Before visitors can catch a cold, though, they move on to Samoa. The waters of the Pacific are still. But the church on the island has fallen into disrepair -- despite the fact that 98 percent of the population are Christians -- because the villagers have fled from the rising sea-level.
The trip then moves on to Alaska. Space is limited at the Klimahaus, but it still captures the feeling of endlessness in the tundra. Beyond the Alaskan horizon lies Germany's small North Sea island of Langeness, the last stop before returning to Bremerhaven. The theme at this station is again the rising sea. Visitors stand on a hill while a storm surge is simulated around them. The water rises. Whoever wants to avoid getting wet feet has to move closer to his or her fellow travelers.
Creating A Downpour
The Klimahaus is a spectacle. The exhibits, brought to life using a combination of stagecraft and theater backdrops, show how people in different places are exposed to the happenings of nature. At every station, there are also so-called immersion spaces. On Sardinia, that means an old Fiat 500. The compact car is exposed to the whims of visitors who can simulate weather conditions on a computer. A high-pressure system here, a low one there, and suddenly there's a downpour over the automobile.

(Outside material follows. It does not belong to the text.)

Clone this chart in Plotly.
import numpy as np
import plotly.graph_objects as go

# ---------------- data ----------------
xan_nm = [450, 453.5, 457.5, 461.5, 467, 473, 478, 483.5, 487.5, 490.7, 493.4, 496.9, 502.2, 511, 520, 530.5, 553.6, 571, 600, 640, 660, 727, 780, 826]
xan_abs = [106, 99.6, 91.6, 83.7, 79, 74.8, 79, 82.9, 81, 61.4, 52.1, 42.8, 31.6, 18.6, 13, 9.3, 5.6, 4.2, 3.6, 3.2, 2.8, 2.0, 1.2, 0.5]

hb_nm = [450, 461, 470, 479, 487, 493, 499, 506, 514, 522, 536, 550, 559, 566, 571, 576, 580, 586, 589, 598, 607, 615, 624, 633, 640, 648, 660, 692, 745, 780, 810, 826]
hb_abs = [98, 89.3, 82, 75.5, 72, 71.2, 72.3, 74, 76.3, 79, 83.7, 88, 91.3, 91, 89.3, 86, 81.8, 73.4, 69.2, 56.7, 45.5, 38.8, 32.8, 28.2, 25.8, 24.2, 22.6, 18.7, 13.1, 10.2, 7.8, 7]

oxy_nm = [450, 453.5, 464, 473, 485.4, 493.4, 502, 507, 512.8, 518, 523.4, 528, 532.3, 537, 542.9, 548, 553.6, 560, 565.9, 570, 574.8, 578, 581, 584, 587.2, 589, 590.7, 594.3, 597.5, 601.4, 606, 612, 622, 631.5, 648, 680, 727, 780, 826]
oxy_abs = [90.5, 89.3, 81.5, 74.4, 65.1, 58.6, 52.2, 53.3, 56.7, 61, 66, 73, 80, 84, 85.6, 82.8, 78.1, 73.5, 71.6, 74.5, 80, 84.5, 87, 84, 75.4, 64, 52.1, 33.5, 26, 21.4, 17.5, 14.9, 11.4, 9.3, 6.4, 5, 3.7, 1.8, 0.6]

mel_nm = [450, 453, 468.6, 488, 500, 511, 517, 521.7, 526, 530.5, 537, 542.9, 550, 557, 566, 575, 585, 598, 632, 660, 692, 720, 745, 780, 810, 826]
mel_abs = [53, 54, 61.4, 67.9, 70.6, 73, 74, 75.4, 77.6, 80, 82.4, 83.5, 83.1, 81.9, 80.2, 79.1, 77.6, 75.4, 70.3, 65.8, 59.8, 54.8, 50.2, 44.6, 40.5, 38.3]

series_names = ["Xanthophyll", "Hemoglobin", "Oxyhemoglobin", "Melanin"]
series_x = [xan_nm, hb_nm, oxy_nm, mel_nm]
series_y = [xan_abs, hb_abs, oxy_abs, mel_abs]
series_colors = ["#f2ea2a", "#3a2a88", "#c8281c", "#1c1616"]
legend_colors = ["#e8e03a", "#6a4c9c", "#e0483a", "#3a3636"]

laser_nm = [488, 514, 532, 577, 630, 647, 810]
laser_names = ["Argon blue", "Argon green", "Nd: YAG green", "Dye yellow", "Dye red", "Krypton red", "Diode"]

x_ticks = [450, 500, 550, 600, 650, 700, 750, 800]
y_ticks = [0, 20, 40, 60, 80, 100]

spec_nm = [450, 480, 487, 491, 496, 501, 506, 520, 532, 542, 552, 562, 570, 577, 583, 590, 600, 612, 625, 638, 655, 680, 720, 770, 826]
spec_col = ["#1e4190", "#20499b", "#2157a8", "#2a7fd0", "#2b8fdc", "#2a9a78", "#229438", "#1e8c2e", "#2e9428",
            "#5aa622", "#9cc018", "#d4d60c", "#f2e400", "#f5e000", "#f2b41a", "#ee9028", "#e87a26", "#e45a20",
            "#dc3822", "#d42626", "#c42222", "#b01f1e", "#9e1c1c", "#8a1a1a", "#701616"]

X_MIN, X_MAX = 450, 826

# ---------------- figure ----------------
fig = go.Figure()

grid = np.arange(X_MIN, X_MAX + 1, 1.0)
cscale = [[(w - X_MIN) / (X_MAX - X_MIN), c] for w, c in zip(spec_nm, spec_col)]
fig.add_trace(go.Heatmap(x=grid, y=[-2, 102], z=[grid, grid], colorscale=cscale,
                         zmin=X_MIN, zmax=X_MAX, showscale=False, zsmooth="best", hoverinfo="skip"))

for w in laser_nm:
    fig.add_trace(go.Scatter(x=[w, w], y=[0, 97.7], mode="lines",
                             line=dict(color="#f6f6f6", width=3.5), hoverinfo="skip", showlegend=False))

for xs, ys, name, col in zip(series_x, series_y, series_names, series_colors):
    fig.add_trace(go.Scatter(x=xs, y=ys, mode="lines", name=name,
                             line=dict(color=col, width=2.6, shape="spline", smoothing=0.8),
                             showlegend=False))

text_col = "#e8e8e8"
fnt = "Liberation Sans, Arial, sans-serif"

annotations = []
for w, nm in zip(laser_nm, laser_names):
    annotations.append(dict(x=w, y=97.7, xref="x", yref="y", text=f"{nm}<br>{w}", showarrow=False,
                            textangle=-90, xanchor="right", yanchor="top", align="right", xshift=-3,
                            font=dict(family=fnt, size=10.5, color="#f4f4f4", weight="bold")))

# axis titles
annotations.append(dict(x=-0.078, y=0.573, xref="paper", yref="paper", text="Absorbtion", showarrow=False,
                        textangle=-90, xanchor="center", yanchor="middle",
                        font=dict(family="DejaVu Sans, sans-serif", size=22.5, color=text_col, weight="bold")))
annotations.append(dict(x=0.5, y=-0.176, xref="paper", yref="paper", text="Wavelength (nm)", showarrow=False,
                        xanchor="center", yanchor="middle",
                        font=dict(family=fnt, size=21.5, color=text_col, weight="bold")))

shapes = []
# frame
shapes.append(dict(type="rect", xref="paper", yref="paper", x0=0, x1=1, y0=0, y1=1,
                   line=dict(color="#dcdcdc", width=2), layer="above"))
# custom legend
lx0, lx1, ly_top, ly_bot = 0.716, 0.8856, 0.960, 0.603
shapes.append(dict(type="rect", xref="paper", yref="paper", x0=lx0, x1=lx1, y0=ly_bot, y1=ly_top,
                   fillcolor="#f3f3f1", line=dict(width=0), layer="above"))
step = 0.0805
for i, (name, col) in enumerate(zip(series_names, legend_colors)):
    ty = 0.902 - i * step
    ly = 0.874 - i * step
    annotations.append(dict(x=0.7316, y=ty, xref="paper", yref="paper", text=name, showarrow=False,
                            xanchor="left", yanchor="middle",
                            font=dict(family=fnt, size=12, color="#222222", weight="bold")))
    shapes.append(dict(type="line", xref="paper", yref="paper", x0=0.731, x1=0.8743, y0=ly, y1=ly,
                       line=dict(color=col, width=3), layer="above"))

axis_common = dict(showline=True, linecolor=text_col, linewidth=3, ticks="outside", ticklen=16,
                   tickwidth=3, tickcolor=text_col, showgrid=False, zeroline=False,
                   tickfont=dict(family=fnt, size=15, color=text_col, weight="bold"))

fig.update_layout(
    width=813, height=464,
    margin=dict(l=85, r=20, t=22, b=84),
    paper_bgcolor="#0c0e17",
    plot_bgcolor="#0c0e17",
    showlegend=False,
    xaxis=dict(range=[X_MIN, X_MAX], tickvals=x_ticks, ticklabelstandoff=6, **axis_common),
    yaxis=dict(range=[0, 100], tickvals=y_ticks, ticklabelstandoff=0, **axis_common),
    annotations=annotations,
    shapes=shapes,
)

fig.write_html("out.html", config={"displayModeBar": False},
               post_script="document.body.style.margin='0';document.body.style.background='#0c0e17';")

At every stop on the journey through the climate zones, the creator's penchant for detail is apparent to visitors. After all, this trip was not developed on a drawing board. Instead, Petri & Tiemann dispatched Bremen-based architect Axel Werner to visit sites along the actual line of 8 degrees longitude between 2004 and 2006. "He's very good at approaching people," says Klimahaus spokesman Wolfgang Heumer -- and there are traces of humanity everywhere in the Klimahaus.
On his discovery trip, Werner brought Israeli-American documentary filmmaker B. Z. Goldberg along with him, who produced 81 film scenes as part of the collaboration. The architect talked to people in different places, Goldberg captured the images and, in Bremerhaven, they form a central part of the exhibition.
Everyone is talking about the climate and how it is changing. And at Bremerhaven's newest museum, the focus is on the experience and the mechanisms of nature.
The idea for the Klimahaus originated after city officials in Bremerhaven commissioned Petri & Tiemann to develop a tourist attraction -- also stipulating that there had to be a strong local connection. At the time, there wasn't much public debate about climate change. The company, which considers itself a specialist at "theme-based knowledge worlds," then proposed the idea for the Klimahaus: "Whether hot or cold, wet or dry, stormy or still, one can experience the weather from nearly every climate zone here," says Arne Dunker, director of the company. In 2001, they developed a plan for the museum and construction began in 2006.
The 18,800 square meter project cost the state of Bremen, of which Bremerhaven is part, and the city a total of €70 million. Petri & Tiemann are taking over control of operations and the accompanying entrepreneurial risk. They anticipate 600,000 visitors a year. On peak days, up to 5,000 travelers are expected to undertake the kilometer-long journey around the earth.
Petri & Tiemann co-owner Carlo Petri says: "The climate is one of those topics that affects people the most." But many don't have the fundamental knowledge and scientific understanding of how things fit together. "We want to create a better sense of orientation with the Klimahaus and its easy-to-understand, interestingly presented and scientifically-grounded offerings," Petri said.
So that it also stays that way in the future, the science center is to be permanently updated to reflect the latest scientific findings. To do so, it is partnering with some of the most prestigious addresses for climate research in Germany, including the Max Planck Institute for Meteorology, the German Weather Service and the Alfred Wegener Institute for Polar and Marine Research, whose headquarters is just a stone's throw away from the new climate temple.